Former Vice President Al Gore was scheduled to speak on global warming this coming weekend in New Orleans, but although Gore’s speech to the National Association of Insurance Commissioners had to be cancelled because of the devastation caused by Hurricane Katrina, his allies are pressing ahead with efforts to enlist the insurance industry in the global warming alarmist army.

Ceres, a coalition of environmental activists and left-leaning institutional investors, released a Sep. 8 report in preparation for the NAIC meeting claiming that “affordability and availability of insurance are already at risk from rising weather-related losses” and that “future financial exposure for insurers, state and federal governments, businesses and consumers could worsen if climate and business trends continue.”

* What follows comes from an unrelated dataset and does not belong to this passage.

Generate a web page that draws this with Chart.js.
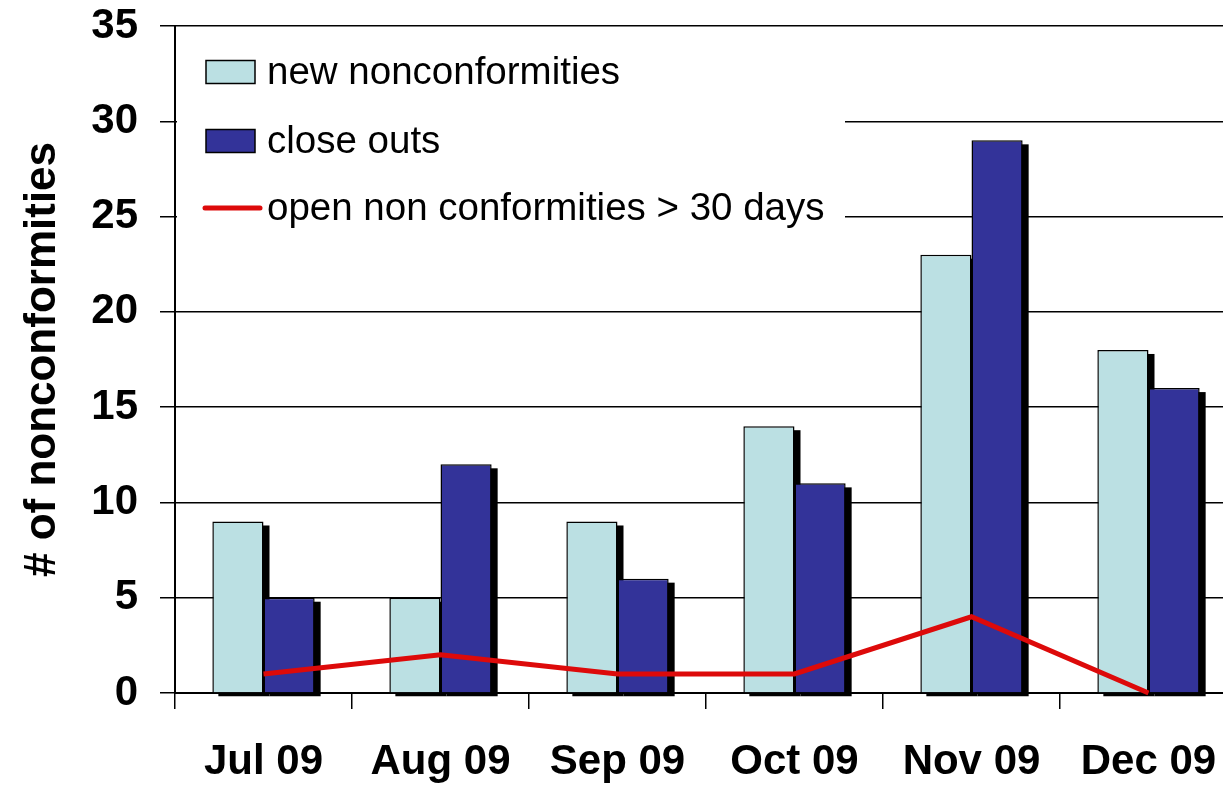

The global warmers hope to lure insurance companies into supporting global warming regulation, such as mandatory greenhouse gas emissions reductions, on the basis that regulation may reduce the frequency and/or intensity of natural disasters and, consequently, their financial exposure resulting from policy claims. Insurance companies might also seek compensation for financial losses from energy, automobile and other industries blamed by environmentalists for global warming.

To the extent that the insurance industry is taking financial hits from Katrina and other natural disasters, however, the cause is more likely to be its own fault rather any alleged global warming.

As discussed in last week’s column, claims abound that Hurricane Katrina was somehow related to manmade global warming. A prominent hurricane/global warming researcher on this point — one frequently cited by global warming activists ?— is the Massachusetts Institute of Technology’s Kerry Emanuel who authored a seminal paper in 1987 claiming to link global warming with the intensification of hurricanes.

Who better, then, to rebut the notion that global warming represents a threat to the insurance industry?

In the wake of Katrina, Emanuel updated his position paper on global warming and hurricanes.

When asked in the paper’s Q&A section whether global warming is causing more hurricanes, Emanuel responded, “No.” The global annual frequency of hurricanes is about 90, plus or minus 10 and “there is no indication whatsoever of a long-term trend in this number,” Emanuel said.

Asked whether it would be “absurd to attribute the Katrina disaster to global warming,” Emanuel responded, “Yes, it would be absurd” — a response that stands in stark contrast to Robert F. Kennedy, Jr.’s recent attempt to use Emanuel’s research to link global warming with Katrina.

When asked whether “we are seeing more hurricane-caused damage in the U.S. and elsewhere,” Emanuel responded, “There is a huge upward trend in hurricane damage in the U.S., but all or almost all of this is due to increasing coastal population and building in hurricane-prone areas. When this increase in population and wealth is accounted for, there is no discernible trend left in the hurricane damage data.”

The absence of a “discernible trend” in hurricane damage is a “simple matter of statistics” according to Emanuel. “There are far too few hurricane landfalls to be able to discern any trend. Consider that up until Katrina, Hurricane Andrew was the costliest hurricane in U.S. history. But it occurred in an inactive year; there were only 7 hurricanes and tropical storms… it would take at least another 50 years to detect any long-term trend in U.S. landfalling hurricane statistics…,” he wrote.

The final question in the Q&A section is, “OK, maybe we won’t see global warming effects in landfalling hurricanes for another 50 years or so, but shouldn’t we still be worried about it?”

Emanuel’s response captures the essence of the insurance industry’s problem with natural disasters:

“The answer to this question is largely a matter of one’s geographical and time horizons. For U.S.-centric concerns over the next 30-50 years, by far the most important hurricane problem we face is demographic and political. Consider that Katrina, as horrible as it was, was by no means unprecedented, meteorologically speaking. More intense storms have struck the U.S. coastline long ago. The big problem is the headlong rush to tropical coastlines, coupled with federal and state policies that subsidize the risk incurred by coastal development. Private property insurance is heavily regulated by each state, and political pressure keeps rates low in high-risk regions like tropical coastlines, thus encouraging people to build flimsy structures there. (Those living in low-risk regions pay for this in artificially high premiums.) Federal flood insurance pays for storm surge damage, and like private insurance, its rates do not reflect the true risk. We are subsidizing risky behavior and should not be surprised at the result.”

In other words, the insurance industry ought to charge folks who live in risky places premiums that are commensurate with the local risks.

Maybe Al Gore’s prospects would be different if he made as much sense as Kerry Emanuel.